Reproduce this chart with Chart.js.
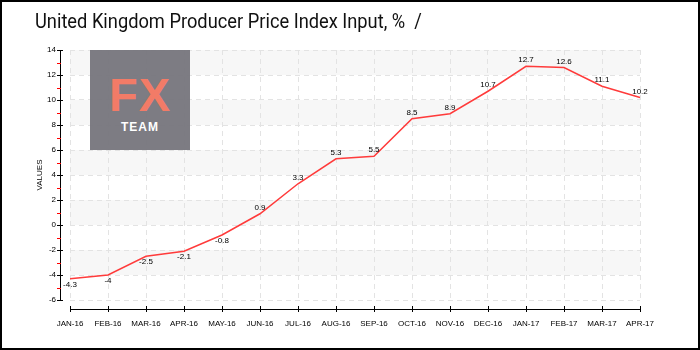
<!DOCTYPE html>
<html>
<head>
<meta charset="utf-8">
<script src="https://cdn.jsdelivr.net/npm/chart.js@4/dist/chart.umd.min.js"></script>
<style>
  html, body { margin: 0; padding: 0; background: #fff; }
  #wrap { position: relative; width: 700px; height: 350px; }
  #frame { position: absolute; left: 0; top: 0; width: 696px; height: 346px; border: 2px solid #000; pointer-events: none; }
  #title { position: absolute; left: 35px; top: 9px; margin: 0; font: 400 21px Roboto, "DejaVu Sans", sans-serif; color: #111; white-space: nowrap; transform: scaleX(0.87); transform-origin: left top; }
  #logo { position: absolute; left: 90px; top: 50px; width: 100px; height: 100px; background: #76757d; opacity: 0.95; text-align: center; font-family: "Liberation Sans", Arial, sans-serif; }
  #logo .fx { color: #f2745f; font-size: 47px; font-weight: bold; line-height: 40px; margin-top: 25px; letter-spacing: 1px; }
  #logo .team { color: #fff; font-size: 12px; font-weight: bold; margin-top: 5px; letter-spacing: 1px; }
</style>
</head>
<body>
<div id="wrap">
  <canvas id="chart" width="700" height="350"></canvas>
  <h1 id="title">United Kingdom Producer Price Index Input, % &nbsp;/</h1>
  <div id="logo"><div class="fx">FX</div><div class="team">TEAM</div></div>
  <div id="frame"></div>
</div>
<script>
const months = ['JAN-16', 'FEB-16', 'MAR-16', 'APR-16', 'MAY-16', 'JUN-16', 'JUL-16', 'AUG-16',
                'SEP-16', 'OCT-16', 'NOV-16', 'DEC-16', 'JAN-17', 'FEB-17', 'MAR-17', 'APR-17'];
const ppiInput = [-4.3, -4, -2.5, -2.1, -0.8, 0.9, 3.3, 5.3, 5.5, 8.5, 8.9, 10.7, 12.7, 12.6, 11.1, 10.2];
const yMin = -6;
const yMax = 14;
const yStep = 2;

const tickFont = { family: '"Liberation Sans", sans-serif', size: 8 };

// alternating grey bands behind the grid
const bands = {
  id: 'bands',
  beforeDraw(chart) {
    const { ctx, chartArea: a, scales: { y } } = chart;
    ctx.save();
    ctx.fillStyle = '#f7f7f7';
    for (let v = yMax; v > yMin; v -= yStep * 2) {
      const top = y.getPixelForValue(v);
      const bot = y.getPixelForValue(v - yStep);
      ctx.fillRect(a.left, top, a.right - a.left, bot - top);
    }
    ctx.restore();
  }
};

// offset axis lines with small tick marks
const axes = {
  id: 'axes',
  afterDraw(chart) {
    const { ctx, chartArea: a, scales: { x, y } } = chart;
    const ax = a.left - 10;
    const ay = a.bottom + 9;
    ctx.save();
    ctx.strokeStyle = '#000';
    ctx.lineWidth = 1;
    ctx.beginPath();
    ctx.moveTo(ax + 0.5, a.top);
    ctx.lineTo(ax + 0.5, a.bottom);
    ctx.moveTo(a.left, ay + 0.5);
    ctx.lineTo(a.right, ay + 0.5);
    for (let v = yMin; v <= yMax; v += yStep) {
      const py = Math.round(y.getPixelForValue(v)) + 0.5;
      ctx.moveTo(ax - 3, py);
      ctx.lineTo(ax + 3, py);
    }
    months.forEach((m, i) => {
      const px = Math.round(x.getPixelForValue(i)) + 0.5;
      ctx.moveTo(px, ay - 3);
      ctx.lineTo(px, ay + 3);
    });
    ctx.stroke();
    ctx.strokeStyle = '#ff0000';
    ctx.beginPath();
    for (let v = yMin + yStep / 2; v < yMax; v += yStep) {
      const py = Math.round(y.getPixelForValue(v)) + 0.5;
      ctx.moveTo(ax - 3, py);
      ctx.lineTo(ax + 1, py);
    }
    ctx.stroke();
    ctx.restore();
  }
};

// value labels: above for positive, below for negative
const valueLabels = {
  id: 'valueLabels',
  afterDatasetsDraw(chart) {
    const { ctx } = chart;
    const meta = chart.getDatasetMeta(0);
    ctx.save();
    ctx.font = '8px "Liberation Sans", sans-serif';
    ctx.fillStyle = '#000';
    ctx.textAlign = 'center';
    ctx.textBaseline = 'middle';
    meta.data.forEach((pt, i) => {
      const v = ppiInput[i];
      ctx.fillText(String(v), pt.x, v < 0 ? pt.y + 6 : pt.y - 6);
    });
    ctx.restore();
  }
};

new Chart(document.getElementById('chart'), {
  type: 'line',
  data: {
    labels: months,
    datasets: [{
      data: ppiInput,
      borderColor: '#ff3b3b',
      borderWidth: 1.5,
      pointRadius: 0,
      tension: 0,
      fill: false
    }]
  },
  options: {
    responsive: false,
    animation: false,
    layout: { padding: { left: 10, right: 60, top: 50, bottom: 20 } },
    plugins: {
      legend: { display: false },
      tooltip: { enabled: false }
    },
    scales: {
      x: {
        offset: false,
        grid: { color: '#e3e3e3', drawTicks: false },
        border: { display: false, dash: [5, 4] },
        ticks: { font: tickFont, color: '#000', padding: 19, maxRotation: 0, autoSkip: false },
        afterFit(s) { s.height = 30; }
      },
      y: {
        min: yMin,
        max: yMax,
        grid: { color: '#e3e3e3', drawTicks: false },
        border: { display: false, dash: [5, 4] },
        ticks: { stepSize: yStep, font: tickFont, color: '#000', padding: 14 },
        title: { display: true, text: 'VALUES', font: tickFont, color: '#000', padding: { top: 25, bottom: 0 } },
        afterFit(s) { s.width = 60; }
      }
    }
  },
  plugins: [bands, axes, valueLabels]
});
</script>
</body>
</html>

··········

Directive »
Your copy of the data above should match it exactly, except that pictures are left out.

Reply to the exercise »
Reproduce this chart with Chart.js.
<!DOCTYPE html>
<html>
<head>
<meta charset="utf-8">
<script src="https://cdn.jsdelivr.net/npm/chart.js@4/dist/chart.umd.min.js"></script>
<style>
  html, body { margin: 0; padding: 0; background: #fff; }
  #wrap { position: relative; width: 700px; height: 350px; }
  #frame { position: absolute; left: 0; top: 0; width: 696px; height: 346px; border: 2px solid #000; pointer-events: none; }
  #title { position: absolute; left: 35px; top: 9px; margin: 0; font: 400 21px Roboto, "DejaVu Sans", sans-serif; color: #111; white-space: nowrap; transform: scaleX(0.87); transform-origin: left top; }
  #logo { position: absolute; left: 90px; top: 50px; width: 100px; height: 100px; background: #76757d; opacity: 0.95; text-align: center; font-family: "Liberation Sans", Arial, sans-serif; }
  #logo .fx { color: #f2745f; font-size: 47px; font-weight: bold; line-height: 40px; margin-top: 25px; letter-spacing: 1px; }
  #logo .team { color: #fff; font-size: 12px; font-weight: bold; margin-top: 5px; letter-spacing: 1px; }
</style>
</head>
<body>
<div id="wrap">
  <canvas id="chart" width="700" height="350"></canvas>
  <h1 id="title">United Kingdom Producer Price Index Input, % &nbsp;/</h1>
  <div id="logo"><div class="fx">FX</div><div class="team">TEAM</div></div>
  <div id="frame"></div>
</div>
<script>
const months = ['JAN-16', 'FEB-16', 'MAR-16', 'APR-16', 'MAY-16', 'JUN-16', 'JUL-16', 'AUG-16',
                'SEP-16', 'OCT-16', 'NOV-16', 'DEC-16', 'JAN-17', 'FEB-17', 'MAR-17', 'APR-17'];
const ppiInput = [-4.3, -4, -2.5, -2.1, -0.8, 0.9, 3.3, 5.3, 5.5, 8.5, 8.9, 10.7, 12.7, 12.6, 11.1, 10.2];
const yMin = -6;
const yMax = 14;
const yStep = 2;

const tickFont = { family: '"Liberation Sans", sans-serif', size: 8 };

// alternating grey bands behind the grid
const bands = {
  id: 'bands',
  beforeDraw(chart) {
    const { ctx, chartArea: a, scales: { y } } = chart;
    ctx.save();
    ctx.fillStyle = '#f7f7f7';
    for (let v = yMax; v > yMin; v -= yStep * 2) {
      const top = y.getPixelForValue(v);
      const bot = y.getPixelForValue(v - yStep);
      ctx.fillRect(a.left, top, a.right - a.left, bot - top);
    }
    ctx.restore();
  }
};

// offset axis lines with small tick marks
const axes = {
  id: 'axes',
  afterDraw(chart) {
    const { ctx, chartArea: a, scales: { x, y } } = chart;
    const ax = a.left - 10;
    const ay = a.bottom + 9;
    ctx.save();
    ctx.strokeStyle = '#000';
    ctx.lineWidth = 1;
    ctx.beginPath();
    ctx.moveTo(ax + 0.5, a.top);
    ctx.lineTo(ax + 0.5, a.bottom);
    ctx.moveTo(a.left, ay + 0.5);
    ctx.lineTo(a.right, ay + 0.5);
    for (let v = yMin; v <= yMax; v += yStep) {
      const py = Math.round(y.getPixelForValue(v)) + 0.5;
      ctx.moveTo(ax - 3, py);
      ctx.lineTo(ax + 3, py);
    }
    months.forEach((m, i) => {
      const px = Math.round(x.getPixelForValue(i)) + 0.5;
      ctx.moveTo(px, ay - 3);
      ctx.lineTo(px, ay + 3);
    });
    ctx.stroke();
    ctx.strokeStyle = '#ff0000';
    ctx.beginPath();
    for (let v = yMin + yStep / 2; v < yMax; v += yStep) {
      const py = Math.round(y.getPixelForValue(v)) + 0.5;
      ctx.moveTo(ax - 3, py);
      ctx.lineTo(ax + 1, py);
    }
    ctx.stroke();
    ctx.restore();
  }
};

// value labels: above for positive, below for negative
const valueLabels = {
  id: 'valueLabels',
  afterDatasetsDraw(chart) {
    const { ctx } = chart;
    const meta = chart.getDatasetMeta(0);
    ctx.save();
    ctx.font = '8px "Liberation Sans", sans-serif';
    ctx.fillStyle = '#000';
    ctx.textAlign = 'center';
    ctx.textBaseline = 'middle';
    meta.data.forEach((pt, i) => {
      const v = ppiInput[i];
      ctx.fillText(String(v), pt.x, v < 0 ? pt.y + 6 : pt.y - 6);
    });
    ctx.restore();
  }
};

new Chart(document.getElementById('chart'), {
  type: 'line',
  data: {
    labels: months,
    datasets: [{
      data: ppiInput,
      borderColor: '#ff3b3b',
      borderWidth: 1.5,
      pointRadius: 0,
      tension: 0,
      fill: false
    }]
  },
  options: {
    responsive: false,
    animation: false,
    layout: { padding: { left: 10, right: 60, top: 50, bottom: 20 } },
    plugins: {
      legend: { display: false },
      tooltip: { enabled: false }
    },
    scales: {
      x: {
        offset: false,
        grid: { color: '#e3e3e3', drawTicks: false },
        border: { display: false, dash: [5, 4] },
        ticks: { font: tickFont, color: '#000', padding: 19, maxRotation: 0, autoSkip: false },
        afterFit(s) { s.height = 30; }
      },
      y: {
        min: yMin,
        max: yMax,
        grid: { color: '#e3e3e3', drawTicks: false },
        border: { display: false, dash: [5, 4] },
        ticks: { stepSize: yStep, font: tickFont, color: '#000', padding: 14 },
        title: { display: true, text: 'VALUES', font: tickFont, color: '#000', padding: { top: 25, bottom: 0 } },
        afterFit(s) { s.width = 60; }
      }
    }
  },
  plugins: [bands, axes, valueLabels]
});
</script>
</body>
</html>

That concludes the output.